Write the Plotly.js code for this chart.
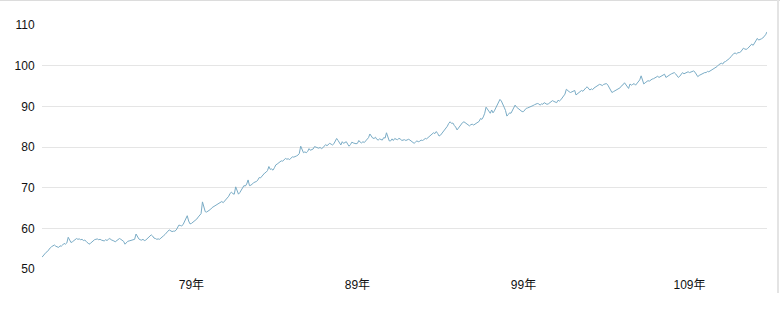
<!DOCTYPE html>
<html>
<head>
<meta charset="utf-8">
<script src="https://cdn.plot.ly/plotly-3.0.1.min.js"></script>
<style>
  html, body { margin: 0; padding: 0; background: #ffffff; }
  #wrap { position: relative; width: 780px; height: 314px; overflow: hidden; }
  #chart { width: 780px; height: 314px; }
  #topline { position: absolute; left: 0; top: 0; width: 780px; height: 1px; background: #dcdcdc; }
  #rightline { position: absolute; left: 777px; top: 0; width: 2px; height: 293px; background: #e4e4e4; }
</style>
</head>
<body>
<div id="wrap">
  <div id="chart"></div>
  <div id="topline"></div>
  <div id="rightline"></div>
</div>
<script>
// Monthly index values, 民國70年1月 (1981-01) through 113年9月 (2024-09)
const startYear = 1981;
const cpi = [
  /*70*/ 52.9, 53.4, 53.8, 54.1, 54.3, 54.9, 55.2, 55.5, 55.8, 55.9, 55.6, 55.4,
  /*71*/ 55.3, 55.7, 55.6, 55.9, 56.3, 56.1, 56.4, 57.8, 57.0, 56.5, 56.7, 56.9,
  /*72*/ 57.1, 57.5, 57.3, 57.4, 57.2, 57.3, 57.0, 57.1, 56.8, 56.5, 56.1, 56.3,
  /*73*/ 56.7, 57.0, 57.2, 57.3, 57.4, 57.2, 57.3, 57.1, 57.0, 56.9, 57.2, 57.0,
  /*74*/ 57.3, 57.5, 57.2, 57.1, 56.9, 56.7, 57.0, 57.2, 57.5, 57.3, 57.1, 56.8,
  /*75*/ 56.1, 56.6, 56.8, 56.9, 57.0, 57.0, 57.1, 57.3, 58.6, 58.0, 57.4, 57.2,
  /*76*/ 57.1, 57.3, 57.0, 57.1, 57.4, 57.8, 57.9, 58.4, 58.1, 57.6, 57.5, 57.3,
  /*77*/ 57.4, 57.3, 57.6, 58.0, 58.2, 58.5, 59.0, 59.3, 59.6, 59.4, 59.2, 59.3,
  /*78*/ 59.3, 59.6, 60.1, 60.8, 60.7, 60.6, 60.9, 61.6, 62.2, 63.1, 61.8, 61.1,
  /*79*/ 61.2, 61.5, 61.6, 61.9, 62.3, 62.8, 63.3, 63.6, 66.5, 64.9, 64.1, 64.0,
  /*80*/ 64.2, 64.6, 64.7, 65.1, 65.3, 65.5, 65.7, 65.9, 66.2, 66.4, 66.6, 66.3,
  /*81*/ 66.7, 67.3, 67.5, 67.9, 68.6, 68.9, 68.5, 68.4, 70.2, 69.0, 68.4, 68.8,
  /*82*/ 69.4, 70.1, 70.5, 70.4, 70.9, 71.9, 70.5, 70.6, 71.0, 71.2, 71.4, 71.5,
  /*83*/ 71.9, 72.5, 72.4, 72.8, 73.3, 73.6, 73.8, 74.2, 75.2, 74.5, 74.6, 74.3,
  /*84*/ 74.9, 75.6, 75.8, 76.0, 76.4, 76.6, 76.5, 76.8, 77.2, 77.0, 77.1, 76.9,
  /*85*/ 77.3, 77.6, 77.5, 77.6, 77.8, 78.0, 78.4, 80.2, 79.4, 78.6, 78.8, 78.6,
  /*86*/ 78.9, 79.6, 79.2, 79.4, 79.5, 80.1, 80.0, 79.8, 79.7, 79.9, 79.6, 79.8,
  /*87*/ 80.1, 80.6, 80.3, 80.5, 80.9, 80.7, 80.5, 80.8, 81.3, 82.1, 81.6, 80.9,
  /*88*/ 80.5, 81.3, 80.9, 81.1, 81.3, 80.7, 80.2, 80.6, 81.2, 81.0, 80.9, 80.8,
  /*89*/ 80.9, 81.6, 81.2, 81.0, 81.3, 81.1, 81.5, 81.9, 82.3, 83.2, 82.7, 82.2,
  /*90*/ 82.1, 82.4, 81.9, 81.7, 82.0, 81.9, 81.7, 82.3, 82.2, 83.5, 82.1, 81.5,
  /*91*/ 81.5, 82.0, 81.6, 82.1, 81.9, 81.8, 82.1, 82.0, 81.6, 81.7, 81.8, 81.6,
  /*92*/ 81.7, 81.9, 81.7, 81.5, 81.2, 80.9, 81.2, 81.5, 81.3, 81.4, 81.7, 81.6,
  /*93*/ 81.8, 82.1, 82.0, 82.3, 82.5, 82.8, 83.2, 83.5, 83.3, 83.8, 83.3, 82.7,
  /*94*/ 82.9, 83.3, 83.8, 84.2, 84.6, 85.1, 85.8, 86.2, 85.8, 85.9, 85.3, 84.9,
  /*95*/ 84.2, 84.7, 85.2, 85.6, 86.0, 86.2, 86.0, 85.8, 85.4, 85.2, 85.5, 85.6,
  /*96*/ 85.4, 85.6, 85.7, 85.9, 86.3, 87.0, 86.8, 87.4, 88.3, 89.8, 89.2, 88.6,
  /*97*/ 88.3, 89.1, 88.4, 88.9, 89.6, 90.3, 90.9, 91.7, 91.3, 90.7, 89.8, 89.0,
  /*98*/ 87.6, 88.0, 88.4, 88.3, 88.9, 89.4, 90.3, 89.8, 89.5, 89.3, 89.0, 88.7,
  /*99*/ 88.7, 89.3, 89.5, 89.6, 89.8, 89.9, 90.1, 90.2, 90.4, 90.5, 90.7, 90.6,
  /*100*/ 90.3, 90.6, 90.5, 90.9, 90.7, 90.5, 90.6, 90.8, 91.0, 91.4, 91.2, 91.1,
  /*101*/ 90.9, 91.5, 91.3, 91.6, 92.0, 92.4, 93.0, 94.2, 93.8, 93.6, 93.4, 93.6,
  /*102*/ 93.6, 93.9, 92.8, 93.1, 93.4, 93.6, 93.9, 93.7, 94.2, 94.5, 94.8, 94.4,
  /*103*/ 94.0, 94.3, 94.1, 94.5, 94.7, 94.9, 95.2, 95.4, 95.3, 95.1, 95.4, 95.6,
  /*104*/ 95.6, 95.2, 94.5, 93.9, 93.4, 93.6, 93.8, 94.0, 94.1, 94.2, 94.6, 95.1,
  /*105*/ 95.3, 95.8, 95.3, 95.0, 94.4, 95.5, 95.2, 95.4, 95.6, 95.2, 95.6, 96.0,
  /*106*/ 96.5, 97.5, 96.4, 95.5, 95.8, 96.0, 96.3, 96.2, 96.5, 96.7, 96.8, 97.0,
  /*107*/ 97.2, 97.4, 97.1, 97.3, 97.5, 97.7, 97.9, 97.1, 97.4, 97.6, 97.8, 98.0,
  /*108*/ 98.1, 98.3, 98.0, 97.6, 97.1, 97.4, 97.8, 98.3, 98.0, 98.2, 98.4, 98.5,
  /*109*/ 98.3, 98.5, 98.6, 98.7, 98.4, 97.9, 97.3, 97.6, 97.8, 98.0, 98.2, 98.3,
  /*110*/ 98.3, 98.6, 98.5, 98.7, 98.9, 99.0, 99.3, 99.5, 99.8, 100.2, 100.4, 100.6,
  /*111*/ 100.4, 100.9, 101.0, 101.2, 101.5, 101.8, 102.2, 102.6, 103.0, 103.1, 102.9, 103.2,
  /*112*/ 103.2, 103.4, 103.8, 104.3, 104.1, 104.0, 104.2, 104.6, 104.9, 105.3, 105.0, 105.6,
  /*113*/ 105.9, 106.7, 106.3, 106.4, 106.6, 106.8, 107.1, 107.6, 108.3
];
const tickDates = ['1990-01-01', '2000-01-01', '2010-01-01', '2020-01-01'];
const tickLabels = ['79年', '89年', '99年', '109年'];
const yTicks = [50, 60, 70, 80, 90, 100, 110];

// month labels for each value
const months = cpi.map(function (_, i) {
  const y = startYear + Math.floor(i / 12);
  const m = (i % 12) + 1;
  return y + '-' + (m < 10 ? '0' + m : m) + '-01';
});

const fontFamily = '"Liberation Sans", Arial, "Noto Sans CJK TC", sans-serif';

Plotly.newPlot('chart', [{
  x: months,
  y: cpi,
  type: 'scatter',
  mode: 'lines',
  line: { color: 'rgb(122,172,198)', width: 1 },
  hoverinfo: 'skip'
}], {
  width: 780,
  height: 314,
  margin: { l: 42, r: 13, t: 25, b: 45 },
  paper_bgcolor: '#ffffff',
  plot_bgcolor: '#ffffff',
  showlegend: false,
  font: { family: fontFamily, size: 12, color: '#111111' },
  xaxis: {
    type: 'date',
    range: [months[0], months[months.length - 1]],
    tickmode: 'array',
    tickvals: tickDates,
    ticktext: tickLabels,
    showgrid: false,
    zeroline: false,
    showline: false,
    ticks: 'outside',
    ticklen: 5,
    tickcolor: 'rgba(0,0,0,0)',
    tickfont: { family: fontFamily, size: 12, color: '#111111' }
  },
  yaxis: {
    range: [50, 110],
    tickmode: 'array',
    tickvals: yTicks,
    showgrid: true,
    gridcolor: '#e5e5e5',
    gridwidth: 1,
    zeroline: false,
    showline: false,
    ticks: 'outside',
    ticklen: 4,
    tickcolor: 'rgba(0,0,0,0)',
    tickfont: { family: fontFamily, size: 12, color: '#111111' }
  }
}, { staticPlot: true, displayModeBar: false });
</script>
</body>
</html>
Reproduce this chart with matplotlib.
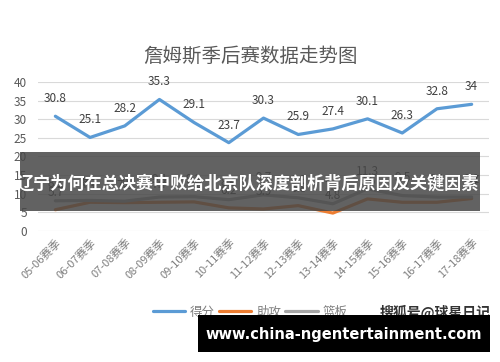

:: What you need to do ::
Copy out each line of the listing that holds "chart".

:: Task response ::
Write the Plotly.js code for this chart.
  #chart { width: 780px; height: 314px; }
  <div id="chart"></div>
Plotly.newPlot('chart', [{
Reproduce this chart with matplotlib.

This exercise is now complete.